C. The installation, alteration or replacement of a ground source heat pump within the curtilage of a dwellinghouse.
D. The installation, alteration or replacement of a water source heat pump within the curtilage of a dwellinghouse.
E. The installation, alteration or replacement of a flue, forming part of a biomass heating system, on a dwellinghouse.
E.1. Development is not permitted by Class E if—
(a)the height of the flue would exceed the highest part of the roof by one metre or more;
(b)in the case of land within a conservation area or which is a World Heritage Site, the flue would be installed on a wall or roof slope forming the principal or side elevation of the dwellinghouse and would be visible from a highway.
F. The installation, alteration or replacement of a flue, forming part of a combined heat and power system, on a dwellinghouse.
F.1. Development is not permitted by Class F if—
(a)the height of the flue would exceed the highest part of the roof by one metre or more;
(b)in the case of land within a conservation area or which is a World Heritage Site, the flue would be installed on a wall or roof slope forming the principal or side elevation of the dwellinghouse and would be visible from a highway.
G.1 For the purposes of Part 40—
“dwellinghouse” includes a building which consists wholly of flats or which is used for the purposes of a dwellinghouse;
“microgeneration” has the same meaning as in section 82(6) of the Energy Act 2004(3);
“solar PV” means solar photovoltaics;
“stand alone solar” means solar PV or solar thermal equipment which is not installed on a building;
“World Heritage Site” means a property appearing on the World Heritage List kept under article 11(2) of the 1972 UNESCO Convention for the Protection of the World Cultural and Natural Heritage.”
Signed by authority of the Secretary of State
Iain Wright
Parliamentary Under Secretary of State
Department for Communities and Local Government
10th March 2008
(This note is not part of the Order)
This Order amends Part 2 of Schedule 2 to the Town and Country Planning (General Permitted Development Order 1995 (“the 1995 order”). Part 2 of Schedule 2 confers permitted development rights in respect of certain development. Where such rights apply, no specific application for planning permission is needed.

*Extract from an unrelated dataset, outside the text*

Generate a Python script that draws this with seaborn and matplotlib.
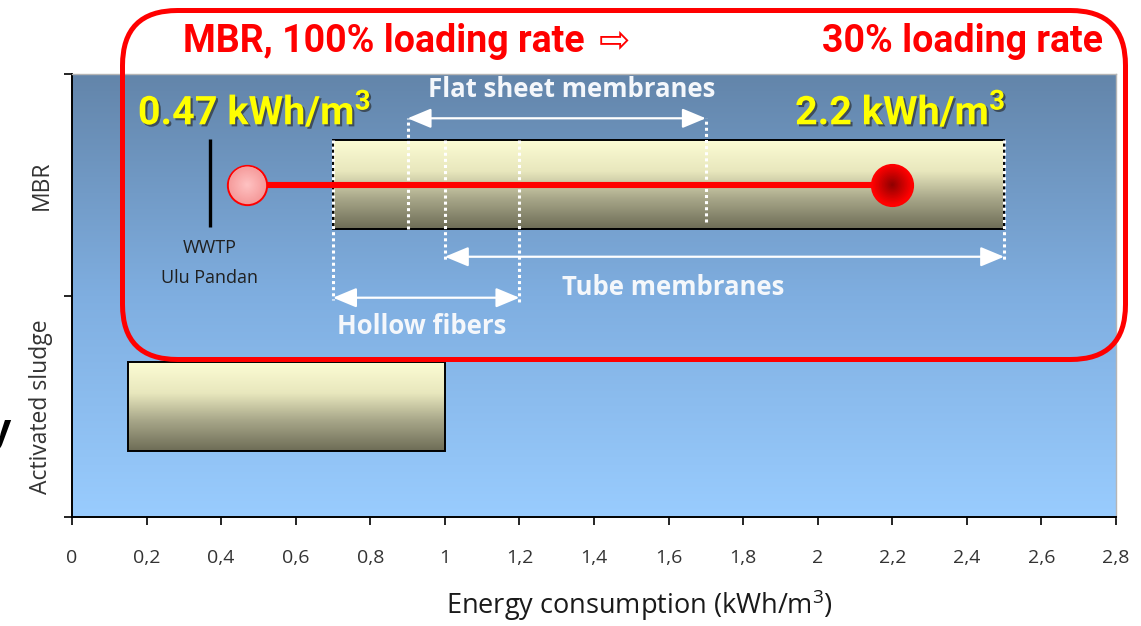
import numpy as np
import matplotlib
matplotlib.use("Agg")
import matplotlib.pyplot as plt
import seaborn as sns
from matplotlib.colors import LinearSegmentedColormap, to_rgb
from matplotlib.patches import FancyBboxPatch
import matplotlib.patheffects as pe

# ---- data -------------------------------------------------------------
categories = ["Activated sludge", "MBR"]
range_low = [0.15, 0.7]          # kWh/m3
range_high = [1.0, 2.5]          # kWh/m3

x_ticks = [0, 0.2, 0.4, 0.6, 0.8, 1.0, 1.2, 1.4, 1.6, 1.8, 2.0, 2.2, 2.4, 2.6, 2.8]
x_tick_labels = ["0", "0,2", "0,4", "0,6", "0,8", "1", "1,2", "1,4", "1,6",
                 "1,8", "2", "2,2", "2,4", "2,6", "2,8"]

mbr_full_load = 0.47             # MBR, 100 % loading rate
mbr_low_load = 2.2               # MBR, 30 % loading rate
wwtp_ulu_pandan = 0.37

hollow_fibers = [0.7, 1.2]
flat_sheet = [0.9, 1.7]
tube_membranes = [1.0, 2.5]

# ---- style ------------------------------------------------------------
sns.set_theme(style="white")
plt.rcParams["font.family"] = ["Open Sans", "DejaVu Sans"]
plt.rcParams["mathtext.default"] = "regular"
CONDENSED = ["Roboto", "Liberation Sans", "DejaVu Sans"]

W, H = 1141, 626
fig = plt.figure(figsize=(W / 100, H / 100), dpi=100)
ax = fig.add_axes([72 / W, 1 - 517 / H, (1116 - 72) / W, (517 - 74) / H])

ypos = np.arange(len(categories))
xlim = (0, 2.8)
ylim = (-0.5, len(categories) - 0.5)

# vertical blue gradient for the plotting area
grad = np.linspace(0, 1, 256).reshape(-1, 1)
bg_cmap = LinearSegmentedColormap.from_list("bg", ["#99ccfe", "#7faee0", "#6385aa"])
ax.imshow(grad, extent=[*xlim, *ylim], origin="lower", cmap=bg_cmap,
          aspect="auto", zorder=0, interpolation="bicubic")

# floating range bars with a cream-to-olive gradient fill
bars = ax.barh(ypos, np.subtract(range_high, range_low), left=range_low,
               height=0.4, facecolor="none", edgecolor="black", lw=1.4, zorder=3)
bar_cmap = LinearSegmentedColormap.from_list(
    "bar", [(0, "#6d6c56"), (0.35, "#a9a88a"), (0.65, "#e8e7bd"), (1, "#fcfcd4")])
for b in bars:
    x0, y0, w, h = b.get_x(), b.get_y(), b.get_width(), b.get_height()
    im = ax.imshow(grad, extent=[x0, x0 + w, y0, y0 + h], origin="lower",
                   cmap=bar_cmap, aspect="auto", zorder=2, interpolation="bicubic")
    im.set_clip_path(b)

mbr_y = ypos[categories.index("MBR")]
bar_top = mbr_y + 0.2

# membrane-type ranges: dotted guides and double-headed arrows
dots = dict(colors="white", linestyles=(0, (1, 1)), lw=2.2, zorder=4)
ax.vlines(hollow_fibers, bar_top, [0.48, 0.46], **dots)
ax.vlines(flat_sheet, [0.80, 0.83], 1.30, **dots)
ax.vlines(tube_membranes, bar_top, 0.65, **dots)

arrow = dict(arrowstyle="<|-|>,head_length=0.6,head_width=0.25", color="white",
             lw=1.6, mutation_scale=24, shrinkA=0, shrinkB=0)
for rng, yy in [(flat_sheet, 1.30), (tube_membranes, 0.675), (hollow_fibers, 0.49)]:
    ax.annotate("", xy=(rng[1], yy), xytext=(rng[0], yy), arrowprops=arrow, zorder=4)

label_kw = dict(color="#f4f7fb", fontsize=18.5, fontweight="bold", ha="center",
                va="center", zorder=4)
ax.text(1.34, 1.428, "Flat sheet membranes", **label_kw)
ax.text(1.613, 0.534, "Tube membranes", **label_kw)
ax.text(0.938, 0.358, "Hollow fibers", fontstretch="expanded", **label_kw)

# Ulu Pandan reference plant
ax.vlines(wwtp_ulu_pandan, 0.81, 1.207, colors="black", lw=2.4, zorder=5)
ax.text(wwtp_ulu_pandan, 0.714, "WWTP", ha="center", va="center",
        fontsize=13, color="#202020", zorder=5)
ax.text(wwtp_ulu_pandan, 0.579, "Ulu Pandan", ha="center", va="center",
        fontsize=13, color="#202020", zorder=5)

# MBR range between full and reduced loading
sns.lineplot(x=[mbr_full_load, mbr_low_load], y=[mbr_y, mbr_y], color="#ff0000",
             lw=4.4, ax=ax, zorder=6, legend=False)


def radial_marker(x, y, size, inner, outer, edge, zorder):
    """Concentric scatter layers that fake a radial gradient fill."""
    ci, co = np.array(to_rgb(inner)), np.array(to_rgb(outer))
    sns.scatterplot(x=[x], y=[y], s=size, color=outer, edgecolor=edge,
                    linewidth=1.4, ax=ax, zorder=zorder, legend=False)
    n = 14
    for i in range(1, n):
        f = 1 - i / n
        col = ci + (co - ci) * f
        sns.scatterplot(x=[x], y=[y], s=size * f ** 2, color=col, edgecolor="none",
                        linewidth=0, ax=ax, zorder=zorder + i * 0.01, legend=False)


radial_marker(mbr_full_load, mbr_y, 800, "#ffc4c4", "#f59a9a", "#ff0000", 7)
radial_marker(mbr_low_load, mbr_y, 880, "#8a0000", "#ff0000", "#ff0000", 7)

shadow = [pe.withSimplePatchShadow(offset=(1.5, -1.5), shadow_rgbFace="#222222", alpha=0.6)]
val_kw = dict(fontsize=28.5, fontweight="bold", color="#ffff00", ha="center",
              va="center", family=CONDENSED, path_effects=shadow, zorder=8)
ax.text(0.49, 1.33, f"{mbr_full_load:g} kWh/m$^3$", **val_kw)
ax.text(2.222, 1.33, f"{mbr_low_load:g} kWh/m$^3$", **val_kw)

# ---- axes -------------------------------------------------------------
ax.set_xlim(*xlim)
ax.set_ylim(*ylim)
ax.set_xticks(x_ticks, labels=x_tick_labels)
ax.set_yticks([-0.5, 0.5, 1.5], labels=[])
ax.set_yticks(ypos, labels=categories, minor=True)
ax.tick_params(axis="x", which="major", direction="out", length=6, width=1.2,
               color="black", pad=17, labelsize=14, labelcolor="#333333", bottom=True)
ax.tick_params(axis="y", which="major", direction="out", length=6, width=1.2,
               color="black", left=True)
ax.tick_params(axis="y", which="minor", length=0, pad=22, labelsize=16.5,
               labelcolor="#333333")
for lab in ax.get_yticklabels(minor=True):
    lab.set_rotation(90)
    lab.set_va("center")
    lab.set_ha("center")

for side in ["left", "bottom"]:
    ax.spines[side].set_color("black")
    ax.spines[side].set_linewidth(1.4)
for side in ["top", "right"]:
    ax.spines[side].set_color("#b5b5b5")
    ax.spines[side].set_linewidth(1.0)

ax.set_xlabel("Energy consumption (kWh/m$^3$)", fontsize=19.5, color="#1a1a1a")
ax.xaxis.set_label_coords((640 - 72) / (1116 - 72), (517 - 605) / (517 - 74))
ax.xaxis.label.set_va("center")

# ---- figure-level annotations -----------------------------------------
head_kw = dict(fontsize=27, fontweight="bold", color="#ff0000", va="center",
               family=CONDENSED)
fig.text(183 / W, 1 - 42 / H, "MBR, 100% loading rate", ha="left", **head_kw)
fig.text(630 / W, 1 - 42 / H, "⇨", ha="right", fontsize=27, color="#ff0000",
         va="center", family=["DejaVu Sans"])
fig.text(1103 / W, 1 - 42 / H, "30% loading rate", ha="right", **head_kw)

fig.text(11 / W, 1 - 442 / H, "y", ha="right", va="baseline", fontsize=28,
         fontweight="bold", color="black")

frame = FancyBboxPatch((122.5 / 100, (H - 359.5) / 100), (1125.5 - 122.5) / 100,
                       (359.5 - 10.5) / 100,
                       boxstyle="round,pad=0,rounding_size=0.55",
                       transform=fig.dpi_scale_trans, fill=False,
                       edgecolor="#ff0000", lw=3.6, zorder=20, clip_on=False)
fig.add_artist(frame)

fig.savefig("out.png", dpi=100)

Article 2(3) inserts new Part 40 of Schedule 2 into the 1995 Order. It provides permitted development rights for the installation of specified types of microgeneration equipment including solar PV and solar thermal equipment on or within the curtilage of dwellinghouses (defined so as to include a building which consists wholly of flats or which is used for the purposes of a dwellinghouse) subject to certain criteria. Article 2(2) makes a consequential change.
An impact assessment has been prepared in relation to this Order. The assessment has been placed in the Library of each House of Parliament and copies may be obtained from the Department for Communities and Local Government, Bressenden Place, London, SW1E 5DU (Telephone 020 7944 8716).
1990 c.8; to which there are amendments not relevant to this Order. These powers are now vested in the Welsh Ministers so far as they are exercisable in relation to Wales. They were previously transferred to the National Assembly for Wales by article 2 of and Schedule 1 to the National Assembly for Wales (Transfer of Functions) Order 1999, S.I. 1999/672: see the entry in article 2 of and Schedule 1 for the Town and Country Planning Act 1990 (c.8). By virtue of paragraphs 30 and 32 of Schedule 11 to the Government of Wales Act 2006 (c.32), they were transferred to the Welsh Ministers.
S.I. 1995/418. Relevant amendments were made by S.I. 2007/406.